> _Your task_
Work out how many lines have "Write" in them. Give only that number.
※
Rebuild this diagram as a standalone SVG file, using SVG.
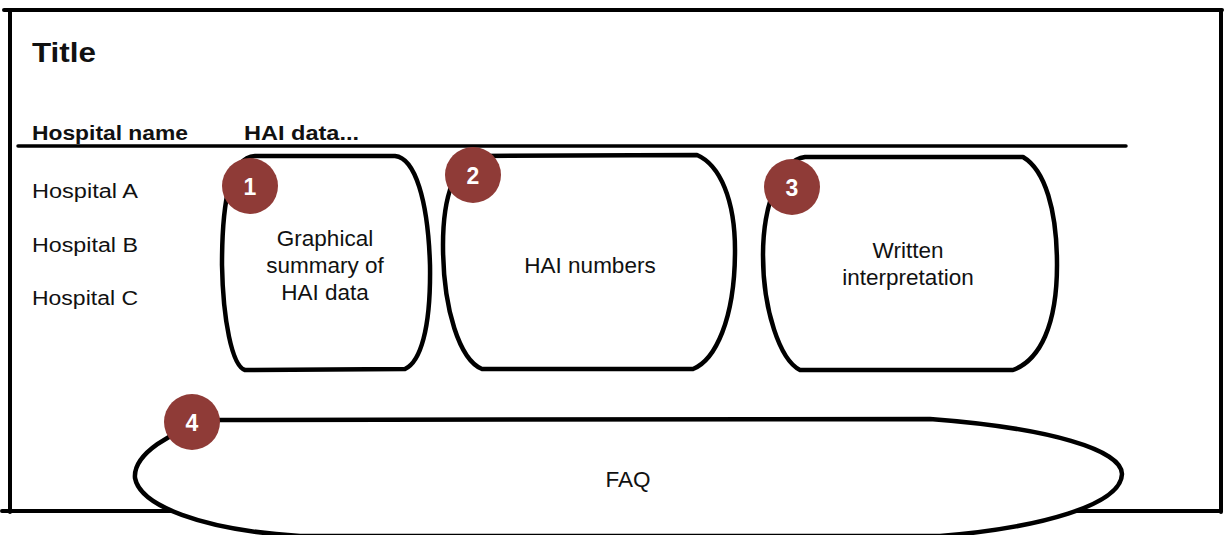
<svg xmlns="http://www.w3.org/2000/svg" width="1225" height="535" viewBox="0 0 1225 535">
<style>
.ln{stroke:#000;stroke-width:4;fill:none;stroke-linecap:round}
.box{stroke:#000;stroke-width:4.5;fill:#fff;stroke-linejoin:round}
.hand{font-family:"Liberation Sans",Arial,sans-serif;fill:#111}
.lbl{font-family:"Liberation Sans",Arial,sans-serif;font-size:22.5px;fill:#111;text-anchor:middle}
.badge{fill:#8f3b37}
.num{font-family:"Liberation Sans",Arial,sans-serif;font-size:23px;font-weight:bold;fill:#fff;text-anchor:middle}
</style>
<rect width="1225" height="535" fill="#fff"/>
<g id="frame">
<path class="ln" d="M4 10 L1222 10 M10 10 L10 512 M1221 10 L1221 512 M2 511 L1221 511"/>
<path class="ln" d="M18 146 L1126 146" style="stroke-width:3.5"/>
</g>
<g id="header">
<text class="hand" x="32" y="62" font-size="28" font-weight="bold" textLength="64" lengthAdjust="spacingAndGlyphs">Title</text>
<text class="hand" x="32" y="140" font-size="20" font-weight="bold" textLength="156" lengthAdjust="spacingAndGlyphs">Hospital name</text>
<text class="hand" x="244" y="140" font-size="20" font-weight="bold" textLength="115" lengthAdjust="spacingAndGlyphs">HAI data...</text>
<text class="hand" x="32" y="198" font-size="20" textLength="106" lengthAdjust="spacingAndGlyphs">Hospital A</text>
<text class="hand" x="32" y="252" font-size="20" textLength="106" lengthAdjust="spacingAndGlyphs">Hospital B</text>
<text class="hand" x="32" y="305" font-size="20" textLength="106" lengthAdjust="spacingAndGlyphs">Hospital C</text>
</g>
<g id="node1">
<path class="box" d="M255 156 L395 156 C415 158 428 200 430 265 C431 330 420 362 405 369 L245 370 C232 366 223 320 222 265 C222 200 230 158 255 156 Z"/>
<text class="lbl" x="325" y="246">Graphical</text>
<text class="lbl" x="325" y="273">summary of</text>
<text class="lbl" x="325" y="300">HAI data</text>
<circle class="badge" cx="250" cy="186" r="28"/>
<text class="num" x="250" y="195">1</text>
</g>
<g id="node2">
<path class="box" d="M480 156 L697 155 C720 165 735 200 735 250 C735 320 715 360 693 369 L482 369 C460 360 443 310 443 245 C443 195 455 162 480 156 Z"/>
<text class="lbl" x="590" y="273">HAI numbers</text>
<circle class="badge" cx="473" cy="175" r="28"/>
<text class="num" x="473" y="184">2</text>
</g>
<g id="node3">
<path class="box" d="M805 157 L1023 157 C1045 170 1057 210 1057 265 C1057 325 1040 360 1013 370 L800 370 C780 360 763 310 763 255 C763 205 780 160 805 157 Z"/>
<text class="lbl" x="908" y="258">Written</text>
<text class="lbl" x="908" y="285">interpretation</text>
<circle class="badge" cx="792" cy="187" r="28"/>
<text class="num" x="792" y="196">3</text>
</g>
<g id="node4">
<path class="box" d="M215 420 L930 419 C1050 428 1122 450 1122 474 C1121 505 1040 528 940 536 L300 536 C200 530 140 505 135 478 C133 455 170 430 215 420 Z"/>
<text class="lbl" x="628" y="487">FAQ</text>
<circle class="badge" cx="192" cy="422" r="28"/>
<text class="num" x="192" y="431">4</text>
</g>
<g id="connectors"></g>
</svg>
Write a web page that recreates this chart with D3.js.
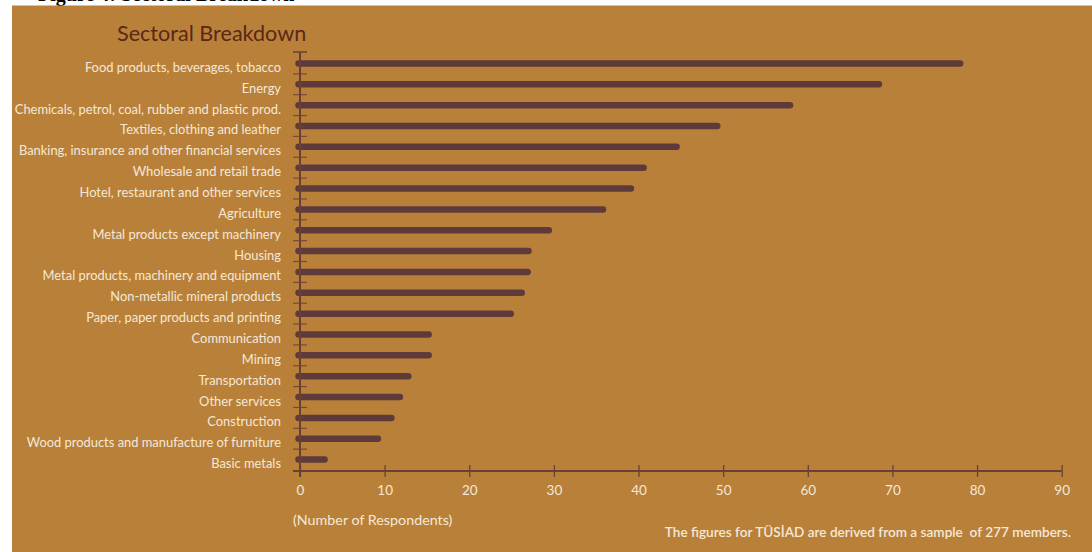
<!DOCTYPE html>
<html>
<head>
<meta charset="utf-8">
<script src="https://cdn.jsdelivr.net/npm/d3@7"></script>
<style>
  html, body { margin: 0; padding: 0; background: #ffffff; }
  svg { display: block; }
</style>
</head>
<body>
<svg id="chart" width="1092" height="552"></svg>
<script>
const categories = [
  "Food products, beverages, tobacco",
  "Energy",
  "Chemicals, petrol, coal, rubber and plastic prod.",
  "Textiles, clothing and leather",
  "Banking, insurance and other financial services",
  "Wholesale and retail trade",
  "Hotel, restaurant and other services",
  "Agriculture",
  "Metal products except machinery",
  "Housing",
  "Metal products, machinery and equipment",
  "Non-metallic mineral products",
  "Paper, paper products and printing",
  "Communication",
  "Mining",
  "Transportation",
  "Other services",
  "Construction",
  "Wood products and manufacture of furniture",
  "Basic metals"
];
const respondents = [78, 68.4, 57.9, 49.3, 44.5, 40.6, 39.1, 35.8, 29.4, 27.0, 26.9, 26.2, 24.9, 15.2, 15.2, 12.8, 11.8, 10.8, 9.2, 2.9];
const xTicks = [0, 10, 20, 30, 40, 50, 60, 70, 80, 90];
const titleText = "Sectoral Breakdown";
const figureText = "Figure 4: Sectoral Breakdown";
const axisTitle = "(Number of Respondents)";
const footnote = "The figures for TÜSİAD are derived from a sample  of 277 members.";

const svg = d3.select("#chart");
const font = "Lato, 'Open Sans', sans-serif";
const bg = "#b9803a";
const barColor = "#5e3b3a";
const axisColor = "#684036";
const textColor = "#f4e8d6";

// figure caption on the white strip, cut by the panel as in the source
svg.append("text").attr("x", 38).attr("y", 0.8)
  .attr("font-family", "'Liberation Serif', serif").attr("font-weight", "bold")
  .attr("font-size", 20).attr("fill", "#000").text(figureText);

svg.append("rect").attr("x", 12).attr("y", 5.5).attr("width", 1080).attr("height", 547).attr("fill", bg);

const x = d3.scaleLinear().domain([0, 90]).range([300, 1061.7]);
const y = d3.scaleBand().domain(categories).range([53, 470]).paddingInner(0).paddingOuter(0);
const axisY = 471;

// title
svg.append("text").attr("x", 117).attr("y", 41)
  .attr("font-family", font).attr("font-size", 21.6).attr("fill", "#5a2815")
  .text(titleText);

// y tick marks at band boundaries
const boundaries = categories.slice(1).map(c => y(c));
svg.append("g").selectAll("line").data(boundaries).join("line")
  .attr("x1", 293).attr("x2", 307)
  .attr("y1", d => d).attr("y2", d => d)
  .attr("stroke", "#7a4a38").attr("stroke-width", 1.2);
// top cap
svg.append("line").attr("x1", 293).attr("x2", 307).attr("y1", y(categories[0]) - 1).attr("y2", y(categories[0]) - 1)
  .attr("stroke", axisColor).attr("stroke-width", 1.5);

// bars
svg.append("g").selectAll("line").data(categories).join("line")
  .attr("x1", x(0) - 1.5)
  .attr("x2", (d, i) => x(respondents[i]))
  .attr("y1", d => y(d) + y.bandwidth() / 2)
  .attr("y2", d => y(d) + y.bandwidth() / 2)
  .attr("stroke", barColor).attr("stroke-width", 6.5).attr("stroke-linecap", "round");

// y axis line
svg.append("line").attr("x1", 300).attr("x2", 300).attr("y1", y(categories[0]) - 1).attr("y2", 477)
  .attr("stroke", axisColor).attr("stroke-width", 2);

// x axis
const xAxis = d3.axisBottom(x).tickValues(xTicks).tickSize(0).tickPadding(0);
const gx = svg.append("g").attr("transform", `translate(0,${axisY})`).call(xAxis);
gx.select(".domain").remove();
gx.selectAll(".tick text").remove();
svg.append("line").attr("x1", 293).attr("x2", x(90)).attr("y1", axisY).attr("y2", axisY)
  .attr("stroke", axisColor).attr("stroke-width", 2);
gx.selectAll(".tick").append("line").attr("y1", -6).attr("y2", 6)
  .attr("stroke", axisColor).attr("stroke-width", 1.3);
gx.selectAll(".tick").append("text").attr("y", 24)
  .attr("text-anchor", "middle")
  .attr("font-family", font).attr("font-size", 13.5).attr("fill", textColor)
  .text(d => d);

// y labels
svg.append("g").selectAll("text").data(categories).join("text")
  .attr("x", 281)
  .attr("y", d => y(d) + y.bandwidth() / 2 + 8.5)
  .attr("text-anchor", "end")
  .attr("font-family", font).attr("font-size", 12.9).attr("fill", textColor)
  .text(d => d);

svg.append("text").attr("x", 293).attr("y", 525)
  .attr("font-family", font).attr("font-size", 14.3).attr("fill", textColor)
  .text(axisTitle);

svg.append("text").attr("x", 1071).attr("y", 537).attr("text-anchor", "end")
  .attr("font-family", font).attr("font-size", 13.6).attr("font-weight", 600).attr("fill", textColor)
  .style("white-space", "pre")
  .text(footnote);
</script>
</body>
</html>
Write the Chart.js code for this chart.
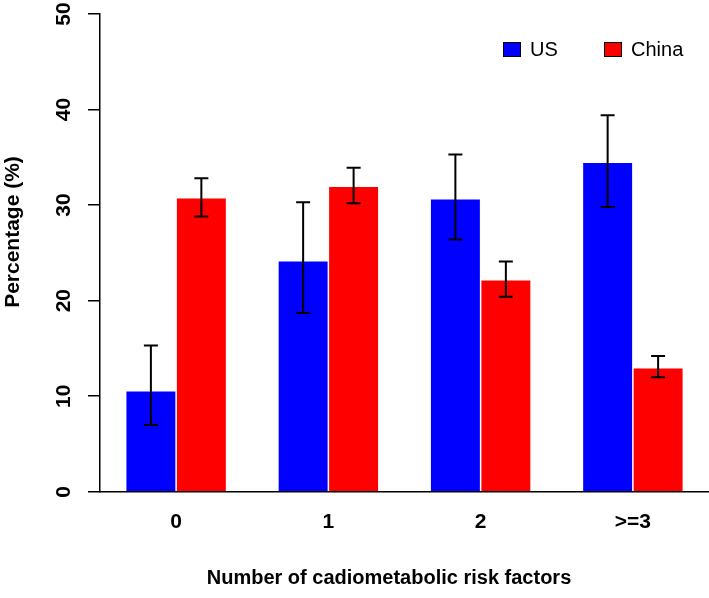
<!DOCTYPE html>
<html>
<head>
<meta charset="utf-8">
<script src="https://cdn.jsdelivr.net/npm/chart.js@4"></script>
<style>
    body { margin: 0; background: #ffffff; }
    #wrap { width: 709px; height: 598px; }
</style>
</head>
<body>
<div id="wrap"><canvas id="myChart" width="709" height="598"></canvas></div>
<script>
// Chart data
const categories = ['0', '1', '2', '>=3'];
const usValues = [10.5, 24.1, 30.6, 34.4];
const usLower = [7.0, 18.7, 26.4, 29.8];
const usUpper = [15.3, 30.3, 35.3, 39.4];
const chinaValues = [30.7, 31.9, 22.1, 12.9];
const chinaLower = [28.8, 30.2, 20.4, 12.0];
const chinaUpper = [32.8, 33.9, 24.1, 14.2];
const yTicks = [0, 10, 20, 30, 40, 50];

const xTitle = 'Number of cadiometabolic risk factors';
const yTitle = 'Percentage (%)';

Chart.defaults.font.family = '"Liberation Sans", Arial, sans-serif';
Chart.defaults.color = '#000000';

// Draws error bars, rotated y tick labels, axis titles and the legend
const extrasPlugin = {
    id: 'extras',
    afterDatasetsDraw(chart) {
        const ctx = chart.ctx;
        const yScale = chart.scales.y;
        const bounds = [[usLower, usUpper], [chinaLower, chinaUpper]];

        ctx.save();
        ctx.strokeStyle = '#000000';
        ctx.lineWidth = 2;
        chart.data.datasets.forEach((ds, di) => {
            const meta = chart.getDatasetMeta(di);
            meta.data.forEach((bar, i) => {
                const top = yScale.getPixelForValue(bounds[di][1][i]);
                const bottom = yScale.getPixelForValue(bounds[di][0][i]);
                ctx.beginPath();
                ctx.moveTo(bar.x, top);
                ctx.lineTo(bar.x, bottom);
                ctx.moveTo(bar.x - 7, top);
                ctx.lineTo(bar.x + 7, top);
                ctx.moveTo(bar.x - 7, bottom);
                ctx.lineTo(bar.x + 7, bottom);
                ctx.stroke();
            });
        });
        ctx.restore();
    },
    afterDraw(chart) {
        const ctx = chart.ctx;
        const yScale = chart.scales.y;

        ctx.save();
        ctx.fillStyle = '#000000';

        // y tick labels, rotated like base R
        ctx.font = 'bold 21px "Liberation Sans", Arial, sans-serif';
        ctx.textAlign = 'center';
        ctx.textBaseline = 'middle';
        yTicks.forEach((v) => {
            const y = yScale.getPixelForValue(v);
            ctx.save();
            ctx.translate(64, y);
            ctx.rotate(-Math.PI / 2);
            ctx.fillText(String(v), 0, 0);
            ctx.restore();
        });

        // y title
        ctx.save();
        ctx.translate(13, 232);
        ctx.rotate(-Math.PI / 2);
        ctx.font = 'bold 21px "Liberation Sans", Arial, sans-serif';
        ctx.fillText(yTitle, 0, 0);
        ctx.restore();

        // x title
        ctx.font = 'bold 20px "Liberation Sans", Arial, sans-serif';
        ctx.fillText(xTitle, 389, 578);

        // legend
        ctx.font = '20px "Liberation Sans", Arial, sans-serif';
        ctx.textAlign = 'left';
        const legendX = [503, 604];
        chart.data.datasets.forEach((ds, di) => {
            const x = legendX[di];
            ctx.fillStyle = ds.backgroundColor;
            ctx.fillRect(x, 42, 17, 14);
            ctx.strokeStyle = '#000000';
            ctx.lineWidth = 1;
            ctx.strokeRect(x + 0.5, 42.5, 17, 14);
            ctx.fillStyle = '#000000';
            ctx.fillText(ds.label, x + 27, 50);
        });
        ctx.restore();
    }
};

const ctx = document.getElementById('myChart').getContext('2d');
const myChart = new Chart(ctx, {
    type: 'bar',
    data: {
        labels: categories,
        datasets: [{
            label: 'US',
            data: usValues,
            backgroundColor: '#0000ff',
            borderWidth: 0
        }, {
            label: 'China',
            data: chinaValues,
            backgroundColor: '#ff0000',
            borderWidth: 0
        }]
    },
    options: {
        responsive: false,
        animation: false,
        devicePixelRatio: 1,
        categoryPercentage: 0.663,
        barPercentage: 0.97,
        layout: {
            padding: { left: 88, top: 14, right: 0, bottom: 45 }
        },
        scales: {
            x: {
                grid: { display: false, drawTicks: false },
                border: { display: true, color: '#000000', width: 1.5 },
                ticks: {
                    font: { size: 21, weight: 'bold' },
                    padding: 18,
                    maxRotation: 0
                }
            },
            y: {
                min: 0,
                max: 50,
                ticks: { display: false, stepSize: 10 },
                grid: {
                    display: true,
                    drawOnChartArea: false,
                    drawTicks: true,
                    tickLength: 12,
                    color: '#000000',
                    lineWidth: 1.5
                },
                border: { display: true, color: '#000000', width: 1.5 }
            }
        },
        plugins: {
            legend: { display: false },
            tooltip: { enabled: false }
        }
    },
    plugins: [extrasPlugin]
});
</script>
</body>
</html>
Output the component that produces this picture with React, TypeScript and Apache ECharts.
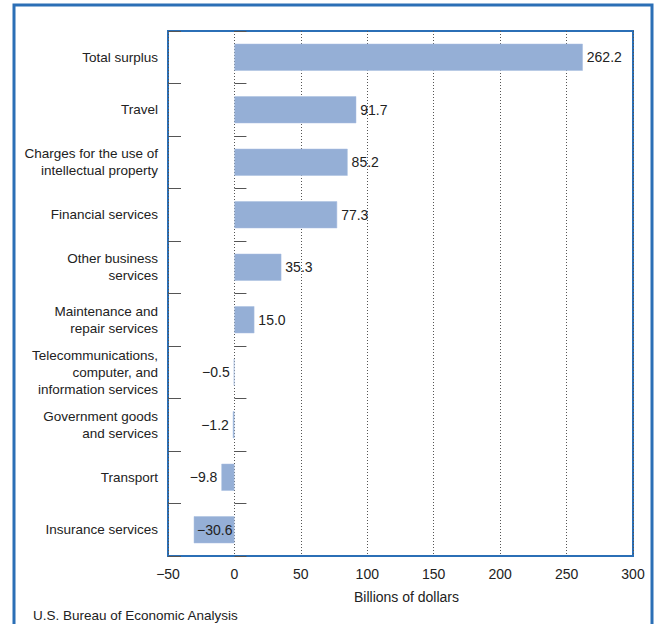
※
> _Full solution_
2